И вот Секундин исчерпал все формулы, чувствительность и изворотливость манихейской ласковой лести, чтобы вновь схватить добычу, только что совершившую побег из секты; но тщетные усилия: Святой Августин, победитель в героической борьбе, отвечает с нескрываемым презрением, заключенным в словах: «Вы мне известны немало[660]! – Я удалился после печального эксперимента, которого никогда не должен был вынести[661]; и теперь только по милосердию Божию, я разорвал цепи, связывавшие меня с манихеями, и мне позволено оплакивать свое ничтожество[662]. Но какое богатство, наоборот!
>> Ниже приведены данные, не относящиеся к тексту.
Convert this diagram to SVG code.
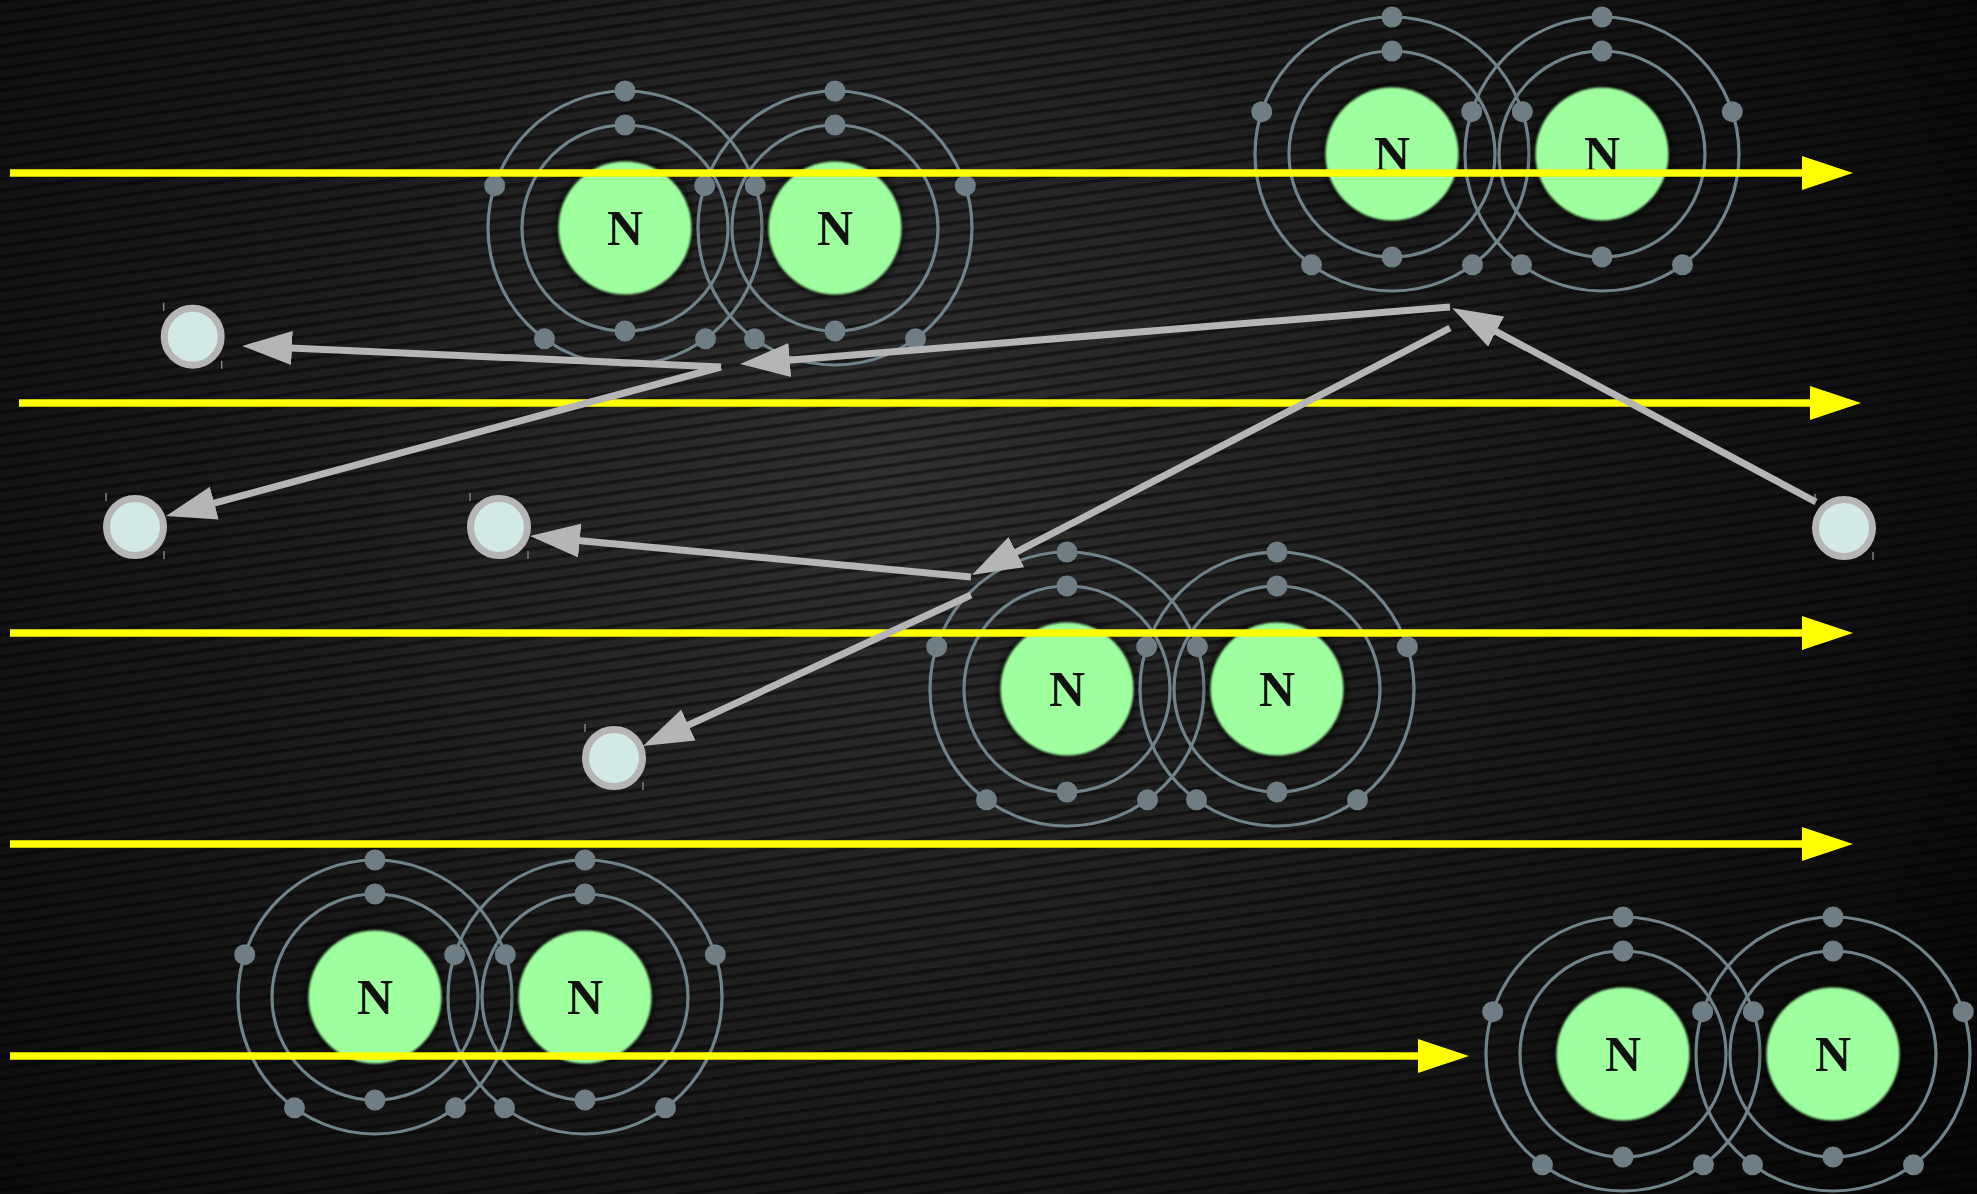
<svg xmlns="http://www.w3.org/2000/svg" xmlns:xlink="http://www.w3.org/1999/xlink" width="1977" height="1194" viewBox="0 0 1977 1194">
  <style>
    .shell { fill: none; stroke: #71838a; stroke-width: 3.2; }
    .e { fill: #6f7e85; }
    .nuc { fill: #9eff9e; }
    .sym { font-family: "Liberation Serif", "DejaVu Serif", serif; font-weight: bold; font-size: 50px; fill: #111; text-anchor: middle; }
    .beam { stroke: #ffff00; stroke-width: 7.5; fill: none; marker-end: url(#yhead); }
    .path { stroke: #b5b5b5; stroke-width: 7; fill: none; marker-end: url(#ghead); }
    .free { fill: #d2e9e6; stroke: #b5b5b5; stroke-width: 7; }
    .tick { stroke: #9a9a9a; stroke-width: 1.2; }
  </style>
  <defs>
    <radialGradient id="bg" cx="880" cy="470" r="1250" gradientUnits="userSpaceOnUse">
      <stop offset="0" stop-color="#303030"/>
      <stop offset="0.45" stop-color="#1d1d1d"/>
      <stop offset="1" stop-color="#080808"/>
    </radialGradient>
    <pattern id="stripes" width="400" height="11" patternUnits="userSpaceOnUse" patternTransform="rotate(-8)">
      <rect x="0" y="0" width="400" height="3.5" fill="#000" fill-opacity="0.45"/>
    </pattern>
    <filter id="soft" x="-20%" y="-20%" width="140%" height="140%">
      <feGaussianBlur stdDeviation="1.2"/>
    </filter>
    <filter id="halo" x="-30%" y="-30%" width="160%" height="160%">
      <feGaussianBlur stdDeviation="3"/>
    </filter>
    <marker id="yhead" markerUnits="userSpaceOnUse" markerWidth="52" markerHeight="36" refX="1" refY="17" orient="auto">
      <path d="M0,0 L51,17 L0,34 z" fill="#ffff00"/>
    </marker>
    <marker id="ghead" markerUnits="userSpaceOnUse" markerWidth="52" markerHeight="36" refX="2" refY="17" orient="auto">
      <path d="M0,0 L50,17 L0,34 z" fill="#b5b5b5"/>
    </marker>
    <!-- one nitrogen atom: two shells, 2 + 5 electrons, nucleus -->
    <g id="atom">
      <circle class="shell" r="103"/>
      <circle class="shell" r="137"/>
      <circle class="e" cx="0" cy="-103" r="10.5"/>
      <circle class="e" cx="0" cy="103" r="10.5"/>
      <circle class="e" cx="0" cy="-137" r="10.5"/>
      <circle class="e" cx="130.3" cy="-42.3" r="10.5"/>
      <circle class="e" cx="80.5" cy="110.8" r="10.5"/>
      <circle class="e" cx="-80.5" cy="110.8" r="10.5"/>
      <circle class="e" cx="-130.3" cy="-42.3" r="10.5"/>
      <circle r="71" fill="#000" fill-opacity="0.5" filter="url(#halo)"/>
      <circle class="nuc" r="66.5" filter="url(#soft)"/>
    </g>
    <!-- small free particle -->
    <g id="particle">
      <circle class="free" r="28.5"/>
      <line class="tick" x1="-29" y1="-34" x2="-29" y2="-26"/>
      <line class="tick" x1="29" y1="24" x2="29" y2="32"/>
    </g>
  </defs>

  <!-- backdrop -->
  <rect width="1977" height="1194" fill="url(#bg)"/>
  <rect width="1977" height="1194" fill="url(#stripes)"/>

  <!-- N2 molecules -->
  <g id="molecule-1">
    <use xlink:href="#atom" x="625" y="228"/>
    <use xlink:href="#atom" x="835" y="228"/>
    <text class="sym" x="625" y="245">N</text>
    <text class="sym" x="835" y="245">N</text>
  </g>
  <g id="molecule-2">
    <use xlink:href="#atom" x="1392" y="154"/>
    <use xlink:href="#atom" x="1602" y="154"/>
    <text class="sym" x="1392" y="171">N</text>
    <text class="sym" x="1602" y="171">N</text>
  </g>
  <g id="molecule-3">
    <use xlink:href="#atom" x="1067" y="689"/>
    <use xlink:href="#atom" x="1277" y="689"/>
    <text class="sym" x="1067" y="706">N</text>
    <text class="sym" x="1277" y="706">N</text>
  </g>
  <g id="molecule-4">
    <use xlink:href="#atom" x="375" y="997"/>
    <use xlink:href="#atom" x="585" y="997"/>
    <text class="sym" x="375" y="1014">N</text>
    <text class="sym" x="585" y="1014">N</text>
  </g>
  <g id="molecule-5">
    <use xlink:href="#atom" x="1623" y="1054"/>
    <use xlink:href="#atom" x="1833" y="1054"/>
    <text class="sym" x="1623" y="1071">N</text>
    <text class="sym" x="1833" y="1071">N</text>
  </g>

  <!-- horizontal beams -->
  <g id="beams">
    <line class="beam" x1="10" y1="173" x2="1803" y2="173"/>
    <line class="beam" x1="19" y1="403" x2="1811" y2="403"/>
    <line class="beam" x1="10" y1="633" x2="1803" y2="633"/>
    <line class="beam" x1="10" y1="844" x2="1803" y2="844"/>
    <line class="beam" x1="10" y1="1056" x2="1419" y2="1056"/>
  </g>

  <!-- particle paths -->
  <g id="connectors">
    <line class="path" x1="721" y1="367" x2="290" y2="348"/>
    <line class="path" x1="721" y1="367" x2="212.4" y2="503.6"/>
    <line class="path" x1="1450" y1="307" x2="787.8" y2="360.2"/>
    <line class="path" x1="1450" y1="328" x2="1014.6" y2="553"/>
    <line class="path" x1="1816" y1="502" x2="1494.4" y2="330.6"/>
    <line class="path" x1="971" y1="577" x2="577.8" y2="540.4"/>
    <line class="path" x1="971" y1="595" x2="686.6" y2="725.9"/>
  </g>

  <!-- free particles -->
  <g id="particle-1"><use xlink:href="#particle" x="192.7" y="336.7"/></g>
  <g id="particle-2"><use xlink:href="#particle" x="135" y="527"/></g>
  <g id="particle-3"><use xlink:href="#particle" x="499" y="527"/></g>
  <g id="particle-4"><use xlink:href="#particle" x="614" y="758"/></g>
  <g id="particle-5"><use xlink:href="#particle" x="1844" y="528"/></g>
</svg>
Орел избежал сетей, расставленных человеком, и устремился к солнцу сияющими и расправленными крыльями!»
Мы видели, как сам Святой Августин дал манихеям, доктрину которых некогда разделял, имя катаристов[663], являющееся тем же самым, что Cathari или катары, наименование, ставшее общим для всего Востока и принесенное затем на Запад, где заменяло иногда название населения, у которого секта имела большое число приверженцев, как альбигойцы во Франции. Святой Августин, делая аллюзию на своих бывших единоверцев, восклицал: «Всемогущий Боже, сжалься над людьми, верующих в столь отвратительные вещи[664]!» Святой Иоанн Дамаскин был менее щедр и желал, чтобы перебили или сожгли на кострах всех этих катаров… Что явилось пророчеством!
После своего изгнания из Рима в V веке Cathari бросились по всем римским провинциям, пытаясь вернуть себе в столице Восточно-Римской империи все потерянное в Западно-Римской империи; некоторое время спустя после применения суровых мер Папой Львом, мы видим их вкравшимися в доверие к греческому императору Анастасию и использовавших его ненависть по отношению к католикам. Предварительно мы проследили путь этих Cathari Святого Августина[665] и обратили внимание, что павликиане, богомилы[666], акваниты[667] являются той же самой манихейской сектой, и констатировали их родство или даже идентичность с катарами.